Der PQ-PSK selbst ist dabei nicht zwingend an ein konkretes postquantenresistentes Verfahren gebunden, sondern kann flexibel im Sinne einer Übergangstechnologie genutzt werden.

Aktueller Stand der NIST-Standardisierung

Im Juli 2022 hat das NIST die ersten standardisierten Post-Quantum-Algorithmen bekannt gegeben: CRYSTALS-Kyber für die Schlüsseleinkapselung sowie CRYSTALS-Dilithium und SPHINCS+ für digitale Signaturen. Diese Algorithmen wurden im August 2024 als FIPS 203 (CRYSTALS-Dilithium), FIPS 204 (CRYSTALS-KYBER) und FIPS 205 (SPHINCS+) offiziell veröffentlicht.

Im März 2025 wurde zudem HQC (Hamming Quasi-Cyclic) als weiterer Algorithmus für die Standardisierung ausgewählt, dessen FIPS-Standard in Kürze erwartet wird. Der Standardisierungsprozess wird kontinuierlich fortgesetzt, mit der sechsten PQC-Standardisierungskonferenz, die für September 2025 geplant ist.

Einsatzmöglichkeiten und Relevanz

Der Einsatz von PQ-PSKs ist besonders in sicherheitskritischen Netzwerken von Bedeutung – beispielsweise:

  • Unternehmensnetzwerke mit langfristig sensiblen Informationen.
  • Behörden und Institutionen mit hohen Anforderungen an Vertraulichkeit.
  • Branchen, die gesetzlich oder regulatorisch zu bestimmten Schutzmaßnahmen verpflichtet sind (zum Beispiel KRITIS, DSGVO).

Integration in bestehende Infrastrukturen

Einige VPN-Plattformen, etwa von Lancom Systems (PDF), Cisco und Fortinet, ermöglichen bereits die Nutzung von PQ-PSKs in aktuellen Firmware-Versionen. Die Integration erfolgt in der Regel über Erweiterungen bestehender IKEv2-Verbindungen. Die manuelle Verteilung der Preshared Keys erfordert jedoch geeignete organisatorische Maßnahmen.

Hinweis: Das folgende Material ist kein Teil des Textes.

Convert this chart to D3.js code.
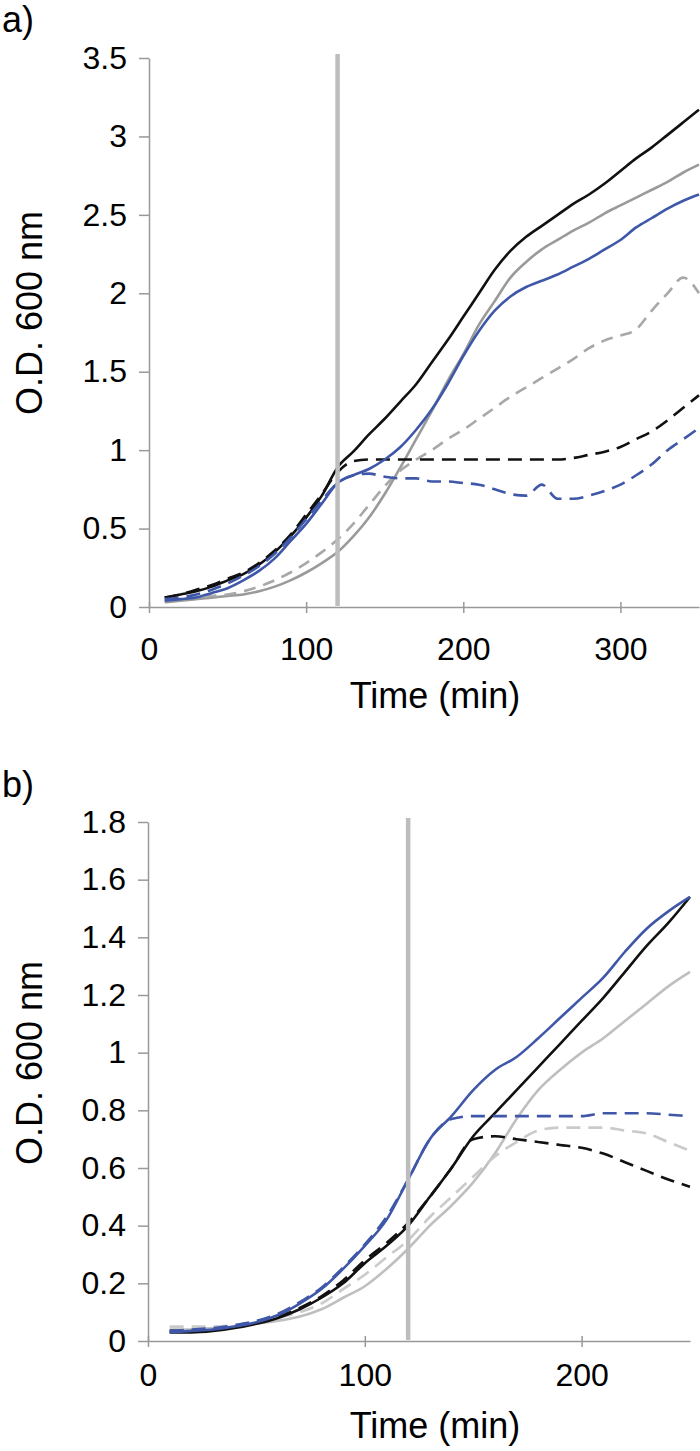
<!DOCTYPE html>
<html>
<head>
<meta charset="utf-8">
<script src="https://cdn.jsdelivr.net/npm/d3@7/dist/d3.min.js"></script>
<style>
  body { margin: 0; background: #fff; }
  text { font-family: "Liberation Sans", Arial, Helvetica, sans-serif; fill: #000; }
</style>
</head>
<body>
<svg id="chart" width="700" height="1451"></svg>
<script>
// ---- panel a data (time in min, O.D. 600 nm) ----
const timeA = [10,20,30,40,50,60,70,80,90,100,110,120,130,140,150,160,170,180,190,200,
               210,220,230,240,250,260,270,280,290,300,310,320,330,340,350]
const aBlackSolid = [0.06,0.08,0.10,0.13,0.17,0.21,0.27,0.35,0.45,0.57,0.71,0.89,0.99,1.10,1.20,1.31,1.42,1.56,1.70,1.85,
                     2.00,2.15,2.27,2.36,2.43,2.50,2.57,2.63,2.70,2.78,2.86,2.93,3.01,3.09,3.17]
const aBlackDash  = [0.06,0.08,0.11,0.14,0.18,0.22,0.28,0.36,0.46,0.59,0.72,0.86,0.93,0.94,0.94,0.94,0.94,0.94,0.94,0.94,
                     0.94,0.94,0.94,0.94,0.94,0.94,0.95,0.97,0.99,1.02,1.07,1.12,1.19,1.27,1.35]
const aBlueSolid  = [0.04,0.05,0.06,0.09,0.12,0.17,0.23,0.31,0.42,0.53,0.66,0.79,0.84,0.88,0.94,1.02,1.13,1.26,1.42,1.60,
                     1.76,1.89,1.98,2.04,2.08,2.12,2.17,2.22,2.28,2.34,2.42,2.48,2.54,2.59,2.63]
const aBlueDash   = [0.05,0.06,0.08,0.11,0.15,0.20,0.26,0.34,0.44,0.56,0.68,0.79,0.84,0.85,0.83,0.82,0.82,0.80,0.80,0.79,
                     0.78,0.75,0.72,0.71,0.78,0.69,0.69,0.71,0.74,0.78,0.84,0.91,1.00,1.07,1.14]
const aGreySolid  = [0.03,0.04,0.05,0.06,0.07,0.08,0.10,0.13,0.17,0.22,0.28,0.35,0.45,0.57,0.72,0.89,1.07,1.25,1.44,1.61,
                     1.80,1.95,2.10,2.20,2.28,2.34,2.40,2.45,2.51,2.56,2.61,2.66,2.71,2.77,2.82]
const aGreyDash   = [0.04,0.05,0.06,0.07,0.08,0.10,0.13,0.17,0.22,0.28,0.35,0.43,0.53,0.65,0.77,0.87,0.94,1.00,1.07,1.13,
                     1.20,1.27,1.34,1.40,1.46,1.52,1.58,1.65,1.70,1.73,1.77,1.89,2.00,2.10,2.00]
const aYTicks = [0,0.5,1,1.5,2,2.5,3,3.5]
const aXTicks = [0,100,200,300]

// ---- panel b data ----
const timeB = [10,20,30,40,50,60,70,80,90,100,110,120,130,140,150,160,170,180,190,200,210,220,230,240,250]
const bBlackSolid = [0.03,0.03,0.035,0.045,0.06,0.08,0.11,0.15,0.20,0.27,0.33,0.40,0.50,0.60,0.71,0.79,0.87,0.95,1.03,1.11,1.19,1.28,1.37,1.45,1.54]
const bBlackDash  = [0.035,0.035,0.04,0.05,0.065,0.085,0.115,0.155,0.21,0.28,0.34,0.41,0.50,0.60,0.70,0.71,0.70,0.69,0.68,0.67,0.65,0.62,0.59,0.56,0.535]
const bBlueSolid  = [0.03,0.035,0.04,0.05,0.065,0.09,0.13,0.18,0.25,0.33,0.42,0.56,0.70,0.78,0.87,0.94,0.985,1.05,1.12,1.19,1.26,1.35,1.43,1.49,1.54]
const bBlueDash   = [0.035,0.04,0.045,0.055,0.07,0.095,0.135,0.185,0.255,0.335,0.43,0.56,0.70,0.77,0.78,0.78,0.78,0.78,0.78,0.78,0.79,0.79,0.79,0.785,0.78]
const bGreySolid  = [0.04,0.04,0.045,0.05,0.06,0.07,0.085,0.11,0.15,0.19,0.25,0.32,0.40,0.47,0.55,0.65,0.77,0.87,0.94,1.00,1.05,1.11,1.17,1.23,1.28]
const bGreyDash   = [0.05,0.05,0.05,0.055,0.065,0.08,0.10,0.13,0.18,0.23,0.29,0.35,0.43,0.50,0.57,0.64,0.69,0.73,0.74,0.74,0.74,0.73,0.72,0.69,0.66]
const bYTicks = [0,0.2,0.4,0.6,0.8,1,1.2,1.4,1.6,1.8]
const bXTicks = [0,100,200]

const shiftTime = 120   // time the cultures were treated (grey vertical bar)

const blue = '#3f57a8'

const panels = [
    {
        label: 'a)', labelY: 32,
        time: timeA, xMax: 350, yMax: 3.5,
        xRange: [149, 699], yRange: [607, 58],
        xTicks: aXTicks, yTicks: aYTicks,
        xLabelGap: 30, titleGap: 101, yTitleY: 313,
        series: [
            {values: aGreySolid, color: '#9a9a9a'},
            {values: aGreyDash, color: '#a8a8a8', dash: '12,8'},
            {values: aBlackSolid, color: '#111'},
            {values: aBlackDash, color: '#111', dash: '14,8'},
            {values: aBlueSolid, color: blue},
            {values: aBlueDash, color: blue, dash: '14,8'},
        ]
    },
    {
        label: 'b)', labelY: 797,
        time: timeB, xMax: 250, yMax: 1.8,
        xRange: [148, 690], yRange: [1341, 822],
        xTicks: bXTicks, yTicks: bYTicks,
        xLabelGap: 22, titleGap: 97, yTitleY: 1063,
        series: [
            {values: bGreySolid, color: '#bfbfbf'},
            {values: bGreyDash, color: '#cacaca', dash: '14,8'},
            {values: bBlackSolid, color: '#111'},
            {values: bBlackDash, color: '#111', dash: '14,8'},
            {values: bBlueSolid, color: blue},
            {values: bBlueDash, color: blue, dash: '14,8'},
        ]
    }
]

const svg = d3.select('#chart')

panels.forEach(p => {
    const xScale = d3.scaleLinear().domain([0, p.xMax]).range(p.xRange)
    const yScale = d3.scaleLinear().domain([0, p.yMax]).range(p.yRange)
    const g = svg.append('g')

    // panel letter
    svg.append('text')
        .attr('x', 2)
        .attr('y', p.labelY)
        .style('font-size', '36px')
        .text(p.label)

    // y axis
    const yAxis = g.append('g')
        .attr('transform', `translate(${p.xRange[0]},0)`)
        .call(d3.axisLeft(yScale).tickValues(p.yTicks).tickSize(10).tickSizeOuter(0).tickPadding(12)
            .tickFormat(d => String(d)))
    yAxis.select('.domain').attr('stroke', '#999').attr('stroke-width', 1.5)
    yAxis.selectAll('.tick line').attr('stroke', '#999').attr('stroke-width', 1.5)
    yAxis.selectAll('.tick text').style('font-size', '32px').attr('fill', '#000')

    // x axis, ticks cross the line
    const xAxis = g.append('g')
        .attr('transform', `translate(0,${p.yRange[0]})`)
        .call(d3.axisBottom(xScale).tickValues(p.xTicks).tickSizeOuter(0)
            .tickFormat(d => String(d)))
    xAxis.select('.domain').attr('stroke', '#999').attr('stroke-width', 1.5)
    xAxis.selectAll('.tick line').attr('y1', -5).attr('y2', 6).attr('stroke', '#999').attr('stroke-width', 1.5)
    xAxis.selectAll('.tick text')
        .attr('y', p.xLabelGap).attr('dy', '0.71em')
        .style('font-size', '32px').attr('fill', '#000')

    // axis titles
    g.append('text')
        .attr('text-anchor', 'middle')
        .attr('x', 435)
        .attr('y', p.yRange[0] + p.titleGap)
        .style('font-size', '36px')
        .text('Time (min)')

    g.append('text')
        .attr('text-anchor', 'middle')
        .attr('transform', `translate(42,${p.yTitleY}) rotate(-90)`)
        .style('font-size', '36px')
        .text('O.D. 600 nm')

    // growth curves
    const line = d3.line()
        .x((d, i) => xScale(p.time[i]))
        .y(d => yScale(d))
        .curve(d3.curveMonotoneX)

    p.series.forEach(s => {
        g.append('path')
            .datum(s.values)
            .attr('fill', 'none')
            .attr('stroke', s.color)
            .attr('stroke-width', 2.6)
            .attr('stroke-dasharray', s.dash || null)
            .attr('d', line)
    })

    // treatment marker
    g.append('line')
        .attr('x1', xScale(shiftTime)).attr('x2', xScale(shiftTime))
        .attr('y1', yScale(0) - 1)
        .attr('y2', yScale(p.yMax) - 4)
        .attr('stroke', '#bdbdbd')
        .attr('stroke-width', 4.5)
})
</script>
</body>
</html>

Herausforderungen bei der Implementierung

Die Einführung von Post-Quantum-Kryptografie bringt spezifische Herausforderungen mit sich:

  • Deutlich größere Schlüssellängen (teilweise mehrere Kilobyte statt weniger hundert Bytes).
  • Erhöhter Rechenaufwand, besonders bei ressourcenbeschränkten Geräten.
  • Kompatibilitätsprobleme mit bestehender Hardware und Software.
  • Notwendigkeit umfassender Tests zur Sicherstellung der Interoperabilität.
  • Fehlende Erfahrungswerte bezüglich der langfristigen Sicherheit neuer Algorithmen.

Handlungsempfehlungen:

Organisationen sollten jetzt eine Bestandsaufnahme ihrer kryptografischen Systeme durchführen und einen Migrationsplan entwickeln. Besonders für VPN-Infrastrukturen empfiehlt sich ein schrittweiser Ansatz.

  • Inventarisierung aller kryptografischen Anwendungen und deren Schutzbedarf.
  • Priorisierung nach Kritikalität und Lebensdauer der zu schützenden Daten.
  • Einführung hybrider Verfahren (klassisch + Post-Quantum) für kritische Systeme.
  • Kontinuierliche Beobachtung der Standardisierungsbemühungen.
  • Schrittweise vollständige Migration zu standardisierten Post-Quantum-Algorithmen.

Das Bundesamt für Sicherheit in der Informationstechnik (BSI) hat Handlungsempfehlungen für die Migration zu Post-Quanten-Kryptografie zusammengefasst.

Fazit

Post-Quantum-Preshared Keys stellen eine technische Maßnahme dar, um VPN-Verbindungen gegen potenzielle Angriffe durch Quantencomputer abzusichern. Sie können als Ergänzung bestehender Verfahren genutzt werden und ermöglichen es, Sicherheitsrisiken frühzeitig zu adressieren – insbesondere in Szenarien mit erhöhtem Schutzbedarf oder langfristiger Datenvertraulichkeit.

Der Einsatz von PQ-PSKs kann einen zusätzlichen Schutz gegenüber künftigen kryptografischen Risiken bieten. Allerdings ist zu beachten, dass es sich um eine Übergangslösung handelt. Langfristig wird eine vollständige Umstellung auf standardisierte Post-Quantum-Verfahren notwendig sein, sobald diese festgelegt und weitreichend implementierbar sind.